What you need to do:
Without the pictures, repeat the listing character for character.

Supplied data:
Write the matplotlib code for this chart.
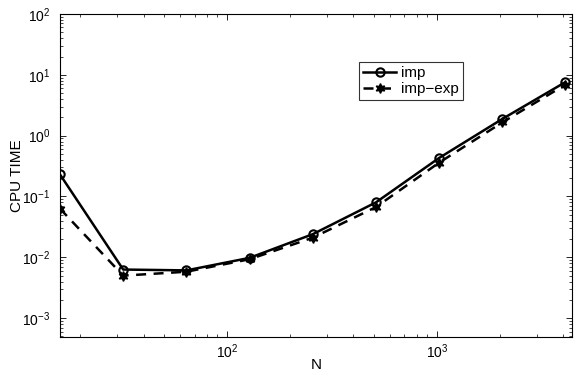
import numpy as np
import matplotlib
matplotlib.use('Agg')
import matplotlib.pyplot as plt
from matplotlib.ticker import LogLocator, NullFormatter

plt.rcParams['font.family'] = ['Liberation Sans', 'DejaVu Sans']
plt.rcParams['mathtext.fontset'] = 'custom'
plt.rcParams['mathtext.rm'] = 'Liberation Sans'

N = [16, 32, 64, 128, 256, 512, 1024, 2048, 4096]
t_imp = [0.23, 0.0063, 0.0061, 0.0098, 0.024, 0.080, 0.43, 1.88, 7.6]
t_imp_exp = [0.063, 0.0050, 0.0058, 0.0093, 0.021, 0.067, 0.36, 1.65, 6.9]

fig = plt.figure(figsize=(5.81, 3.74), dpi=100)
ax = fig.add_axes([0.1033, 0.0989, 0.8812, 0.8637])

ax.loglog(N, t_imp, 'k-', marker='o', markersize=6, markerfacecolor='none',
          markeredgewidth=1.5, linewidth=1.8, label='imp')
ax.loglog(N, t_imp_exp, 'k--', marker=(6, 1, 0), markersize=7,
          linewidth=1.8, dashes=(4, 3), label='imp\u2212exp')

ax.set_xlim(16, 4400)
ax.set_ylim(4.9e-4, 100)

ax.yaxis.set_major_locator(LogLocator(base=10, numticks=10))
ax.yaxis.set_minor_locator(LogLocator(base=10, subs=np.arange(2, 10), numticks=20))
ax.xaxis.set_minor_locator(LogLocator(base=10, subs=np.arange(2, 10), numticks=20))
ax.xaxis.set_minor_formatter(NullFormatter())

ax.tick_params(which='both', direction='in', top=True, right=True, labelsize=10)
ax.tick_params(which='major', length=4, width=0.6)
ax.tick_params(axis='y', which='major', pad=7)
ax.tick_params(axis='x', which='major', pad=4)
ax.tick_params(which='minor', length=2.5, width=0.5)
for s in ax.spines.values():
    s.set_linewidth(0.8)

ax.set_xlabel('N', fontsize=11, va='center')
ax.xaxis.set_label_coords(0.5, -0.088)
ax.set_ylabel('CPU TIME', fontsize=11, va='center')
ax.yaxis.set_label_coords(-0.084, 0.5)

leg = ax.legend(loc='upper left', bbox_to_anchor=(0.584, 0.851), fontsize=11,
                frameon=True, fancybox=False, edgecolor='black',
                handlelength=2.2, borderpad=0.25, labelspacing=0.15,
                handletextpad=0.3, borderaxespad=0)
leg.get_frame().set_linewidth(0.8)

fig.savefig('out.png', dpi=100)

Output of the exercise:
Write the matplotlib code for this chart.
import numpy as np
import matplotlib
matplotlib.use('Agg')
import matplotlib.pyplot as plt
from matplotlib.ticker import LogLocator, NullFormatter

plt.rcParams['font.family'] = ['Liberation Sans', 'DejaVu Sans']
plt.rcParams['mathtext.fontset'] = 'custom'
plt.rcParams['mathtext.rm'] = 'Liberation Sans'

N = [16, 32, 64, 128, 256, 512, 1024, 2048, 4096]
t_imp = [0.23, 0.0063, 0.0061, 0.0098, 0.024, 0.080, 0.43, 1.88, 7.6]
t_imp_exp = [0.063, 0.0050, 0.0058, 0.0093, 0.021, 0.067, 0.36, 1.65, 6.9]

fig = plt.figure(figsize=(5.81, 3.74), dpi=100)
ax = fig.add_axes([0.1033, 0.0989, 0.8812, 0.8637])

ax.loglog(N, t_imp, 'k-', marker='o', markersize=6, markerfacecolor='none',
          markeredgewidth=1.5, linewidth=1.8, label='imp')
ax.loglog(N, t_imp_exp, 'k--', marker=(6, 1, 0), markersize=7,
          linewidth=1.8, dashes=(4, 3), label='imp\u2212exp')

ax.set_xlim(16, 4400)
ax.set_ylim(4.9e-4, 100)

ax.yaxis.set_major_locator(LogLocator(base=10, numticks=10))
ax.yaxis.set_minor_locator(LogLocator(base=10, subs=np.arange(2, 10), numticks=20))
ax.xaxis.set_minor_locator(LogLocator(base=10, subs=np.arange(2, 10), numticks=20))
ax.xaxis.set_minor_formatter(NullFormatter())

ax.tick_params(which='both', direction='in', top=True, right=True, labelsize=10)
ax.tick_params(which='major', length=4, width=0.6)
ax.tick_params(axis='y', which='major', pad=7)
ax.tick_params(axis='x', which='major', pad=4)
ax.tick_params(which='minor', length=2.5, width=0.5)
for s in ax.spines.values():
    s.set_linewidth(0.8)

ax.set_xlabel('N', fontsize=11, va='center')
ax.xaxis.set_label_coords(0.5, -0.088)
ax.set_ylabel('CPU TIME', fontsize=11, va='center')
ax.yaxis.set_label_coords(-0.084, 0.5)

leg = ax.legend(loc='upper left', bbox_to_anchor=(0.584, 0.851), fontsize=11,
                frameon=True, fancybox=False, edgecolor='black',
                handlelength=2.2, borderpad=0.25, labelspacing=0.15,
                handletextpad=0.3, borderaxespad=0)
leg.get_frame().set_linewidth(0.8)

fig.savefig('out.png', dpi=100)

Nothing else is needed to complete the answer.